ECLI:NL:HR:2011:BT6250
Hoge Raad
- Cassatie
- F.H. Koster
- W.M.E. Thomassen
- W.F. Groos
- Rechtspraak.nl
Ontvankelijkheid cassatieberoep wegens termijnoverschrijding
In deze zaak heeft de Hoge Raad op 1 november 2011 uitspraak gedaan in het cassatieberoep van een verdachte, die tevens advocaat is, tegen een arrest van het Gerechtshof te Arnhem. De verdachte was in cassatie gegaan tegen een eerdere uitspraak van het hof, maar de Hoge Raad heeft geoordeeld dat de verdachte niet-ontvankelijk is in zijn beroep. Dit oordeel is gebaseerd op het feit dat de schriftuur, waarin de middelen van cassatie zijn uiteengezet, niet tijdig is ingediend. Volgens artikel 437, tweede lid, van het Wetboek van Strafvordering (Sv) dient de schriftuur binnen twee maanden na de betekening van de aanzegging te worden ingediend, op straffe van niet-ontvankelijkheid. De aanzegging was op 28 juli 2010 aan de verdachte betekend, maar de schriftuur kwam pas op 8 oktober 2010 bij de Hoge Raad binnen, wat resulteert in een termijnoverschrijding van meer dan twee maanden.

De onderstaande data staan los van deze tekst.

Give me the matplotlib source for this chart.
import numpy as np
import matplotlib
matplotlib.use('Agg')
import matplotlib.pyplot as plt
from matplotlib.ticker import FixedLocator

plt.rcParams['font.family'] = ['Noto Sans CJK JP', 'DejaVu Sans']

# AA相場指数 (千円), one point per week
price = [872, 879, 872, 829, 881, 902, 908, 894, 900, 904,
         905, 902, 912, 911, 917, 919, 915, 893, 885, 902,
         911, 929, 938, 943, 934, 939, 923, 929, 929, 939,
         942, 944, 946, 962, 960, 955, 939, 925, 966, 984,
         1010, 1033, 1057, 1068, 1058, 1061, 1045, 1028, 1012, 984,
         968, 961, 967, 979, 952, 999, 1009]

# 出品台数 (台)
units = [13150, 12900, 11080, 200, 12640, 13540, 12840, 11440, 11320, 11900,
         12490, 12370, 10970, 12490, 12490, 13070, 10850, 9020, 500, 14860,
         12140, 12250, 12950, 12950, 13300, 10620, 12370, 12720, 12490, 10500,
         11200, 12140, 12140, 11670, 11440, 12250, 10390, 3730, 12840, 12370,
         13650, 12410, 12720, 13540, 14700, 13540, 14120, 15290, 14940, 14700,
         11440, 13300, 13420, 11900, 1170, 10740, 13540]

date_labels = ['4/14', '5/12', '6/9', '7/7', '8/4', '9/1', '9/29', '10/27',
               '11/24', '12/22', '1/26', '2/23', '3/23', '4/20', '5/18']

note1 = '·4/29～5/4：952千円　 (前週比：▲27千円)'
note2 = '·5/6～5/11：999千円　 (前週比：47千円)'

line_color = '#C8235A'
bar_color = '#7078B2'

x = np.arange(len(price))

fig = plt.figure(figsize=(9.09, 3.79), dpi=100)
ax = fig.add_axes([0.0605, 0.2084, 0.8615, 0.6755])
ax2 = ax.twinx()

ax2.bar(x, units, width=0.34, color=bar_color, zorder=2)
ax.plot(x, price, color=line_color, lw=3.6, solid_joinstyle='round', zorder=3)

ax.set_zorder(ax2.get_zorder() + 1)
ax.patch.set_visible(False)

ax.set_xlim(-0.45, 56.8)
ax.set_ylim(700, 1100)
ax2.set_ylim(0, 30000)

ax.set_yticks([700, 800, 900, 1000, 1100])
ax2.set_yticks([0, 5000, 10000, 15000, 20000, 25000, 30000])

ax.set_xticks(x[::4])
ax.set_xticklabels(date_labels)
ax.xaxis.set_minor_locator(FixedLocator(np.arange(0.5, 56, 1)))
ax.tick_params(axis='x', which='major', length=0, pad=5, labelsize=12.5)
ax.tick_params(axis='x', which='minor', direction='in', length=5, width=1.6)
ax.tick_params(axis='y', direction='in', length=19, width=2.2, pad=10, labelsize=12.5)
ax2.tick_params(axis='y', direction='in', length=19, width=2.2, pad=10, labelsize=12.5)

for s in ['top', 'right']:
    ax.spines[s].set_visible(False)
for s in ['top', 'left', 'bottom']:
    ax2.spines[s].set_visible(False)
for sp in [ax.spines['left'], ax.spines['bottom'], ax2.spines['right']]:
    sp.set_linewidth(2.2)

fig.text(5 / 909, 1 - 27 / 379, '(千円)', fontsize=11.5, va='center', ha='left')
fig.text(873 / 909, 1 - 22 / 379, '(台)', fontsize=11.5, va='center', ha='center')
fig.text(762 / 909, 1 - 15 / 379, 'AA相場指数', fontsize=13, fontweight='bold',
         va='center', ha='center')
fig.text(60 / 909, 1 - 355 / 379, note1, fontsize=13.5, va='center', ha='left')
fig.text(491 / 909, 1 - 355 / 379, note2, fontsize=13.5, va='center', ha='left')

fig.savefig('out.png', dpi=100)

De Advocaat-Generaal Machielse had geconcludeerd tot niet-ontvankelijkverklaring van het beroep, en de Hoge Raad heeft deze conclusie gevolgd. De beslissing van de Hoge Raad benadrukt het belang van het naleven van de termijnen in het strafproces, en bevestigt dat een overschrijding van deze termijnen kan leiden tot niet-ontvankelijkheid in het cassatieberoep. De uitspraak is gedaan door de vice-president F.H. Koster, samen met de raadsheren W.M.E. Thomassen en W.F. Groos, en is openbaar gemaakt op dezelfde datum als de uitspraak.